Collected material:

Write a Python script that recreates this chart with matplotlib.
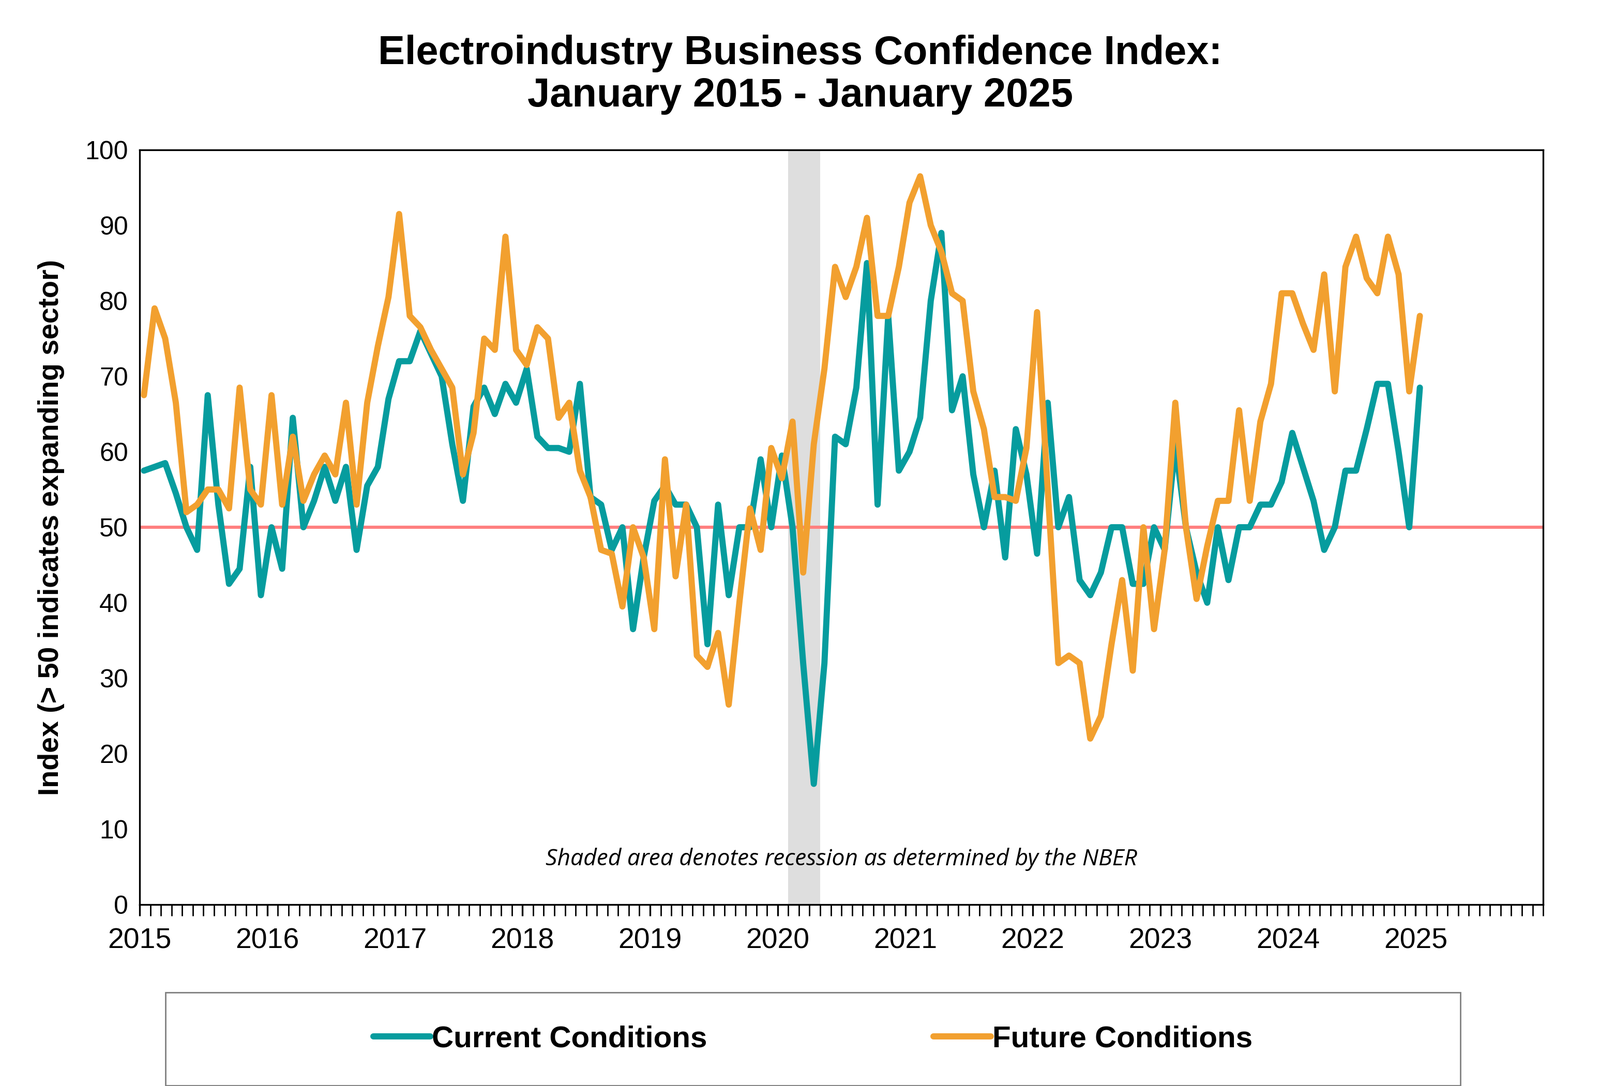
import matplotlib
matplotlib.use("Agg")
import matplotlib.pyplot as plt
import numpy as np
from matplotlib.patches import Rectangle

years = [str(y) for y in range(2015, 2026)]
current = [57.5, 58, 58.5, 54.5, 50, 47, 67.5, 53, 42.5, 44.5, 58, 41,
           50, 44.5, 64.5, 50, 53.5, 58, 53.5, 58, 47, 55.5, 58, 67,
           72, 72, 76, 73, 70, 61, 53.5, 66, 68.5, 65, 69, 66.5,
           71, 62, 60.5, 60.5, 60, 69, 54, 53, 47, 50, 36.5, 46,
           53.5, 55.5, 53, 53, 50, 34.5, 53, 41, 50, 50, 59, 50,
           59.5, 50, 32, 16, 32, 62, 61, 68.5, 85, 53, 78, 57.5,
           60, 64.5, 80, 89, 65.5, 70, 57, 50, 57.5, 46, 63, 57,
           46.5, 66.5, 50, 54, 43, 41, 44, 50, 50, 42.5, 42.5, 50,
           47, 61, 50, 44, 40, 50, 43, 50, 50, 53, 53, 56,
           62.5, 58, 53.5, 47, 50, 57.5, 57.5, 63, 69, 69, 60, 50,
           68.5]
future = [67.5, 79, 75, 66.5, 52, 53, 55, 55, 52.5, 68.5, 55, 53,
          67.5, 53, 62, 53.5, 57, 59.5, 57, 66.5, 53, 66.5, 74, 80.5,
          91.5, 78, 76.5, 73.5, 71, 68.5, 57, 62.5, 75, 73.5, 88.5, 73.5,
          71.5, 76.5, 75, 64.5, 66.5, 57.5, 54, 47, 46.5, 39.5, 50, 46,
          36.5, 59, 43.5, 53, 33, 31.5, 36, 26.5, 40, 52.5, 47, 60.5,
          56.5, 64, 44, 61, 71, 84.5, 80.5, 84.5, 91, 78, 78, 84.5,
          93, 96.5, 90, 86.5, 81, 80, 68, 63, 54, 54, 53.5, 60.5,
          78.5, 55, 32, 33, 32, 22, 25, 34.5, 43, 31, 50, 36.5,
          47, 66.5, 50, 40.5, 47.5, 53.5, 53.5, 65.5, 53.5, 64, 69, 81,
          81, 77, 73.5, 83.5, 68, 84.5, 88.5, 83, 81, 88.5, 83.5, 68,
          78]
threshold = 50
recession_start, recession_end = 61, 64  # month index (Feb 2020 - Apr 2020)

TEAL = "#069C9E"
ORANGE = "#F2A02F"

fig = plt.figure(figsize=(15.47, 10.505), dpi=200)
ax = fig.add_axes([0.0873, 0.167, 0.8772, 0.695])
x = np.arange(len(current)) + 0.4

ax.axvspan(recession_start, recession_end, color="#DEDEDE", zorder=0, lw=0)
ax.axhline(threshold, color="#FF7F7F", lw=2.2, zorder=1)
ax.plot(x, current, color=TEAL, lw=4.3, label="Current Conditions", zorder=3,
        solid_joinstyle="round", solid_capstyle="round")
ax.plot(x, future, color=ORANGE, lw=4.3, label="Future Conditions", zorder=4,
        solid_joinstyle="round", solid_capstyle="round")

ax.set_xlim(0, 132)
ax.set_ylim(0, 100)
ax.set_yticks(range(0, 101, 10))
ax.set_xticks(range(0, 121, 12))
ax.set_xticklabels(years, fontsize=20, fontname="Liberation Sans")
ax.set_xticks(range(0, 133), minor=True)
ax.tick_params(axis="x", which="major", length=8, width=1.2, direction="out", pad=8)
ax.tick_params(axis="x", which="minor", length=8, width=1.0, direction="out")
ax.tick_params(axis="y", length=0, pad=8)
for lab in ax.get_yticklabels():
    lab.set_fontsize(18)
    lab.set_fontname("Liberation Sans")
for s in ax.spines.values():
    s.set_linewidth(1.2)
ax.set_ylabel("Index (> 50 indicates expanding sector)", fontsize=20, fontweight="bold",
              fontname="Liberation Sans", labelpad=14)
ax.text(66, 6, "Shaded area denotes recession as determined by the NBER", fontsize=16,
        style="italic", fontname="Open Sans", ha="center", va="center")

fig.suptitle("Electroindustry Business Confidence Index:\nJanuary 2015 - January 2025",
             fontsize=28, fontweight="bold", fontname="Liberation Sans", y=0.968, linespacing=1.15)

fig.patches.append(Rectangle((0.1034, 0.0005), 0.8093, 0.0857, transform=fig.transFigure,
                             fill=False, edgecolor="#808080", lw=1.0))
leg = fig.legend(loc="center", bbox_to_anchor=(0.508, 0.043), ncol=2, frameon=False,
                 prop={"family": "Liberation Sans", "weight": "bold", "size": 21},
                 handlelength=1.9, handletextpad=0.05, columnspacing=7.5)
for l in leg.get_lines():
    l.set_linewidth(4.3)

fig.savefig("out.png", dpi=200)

Prompt:
Copy nothing but the lines from the top of the material through the line holding "from matplotlib.patches import Rectangle", exactly as written; omit pictures.

Exercise result:
Write a Python script that recreates this chart with matplotlib.
import matplotlib
matplotlib.use("Agg")
import matplotlib.pyplot as plt
import numpy as np
from matplotlib.patches import Rectangle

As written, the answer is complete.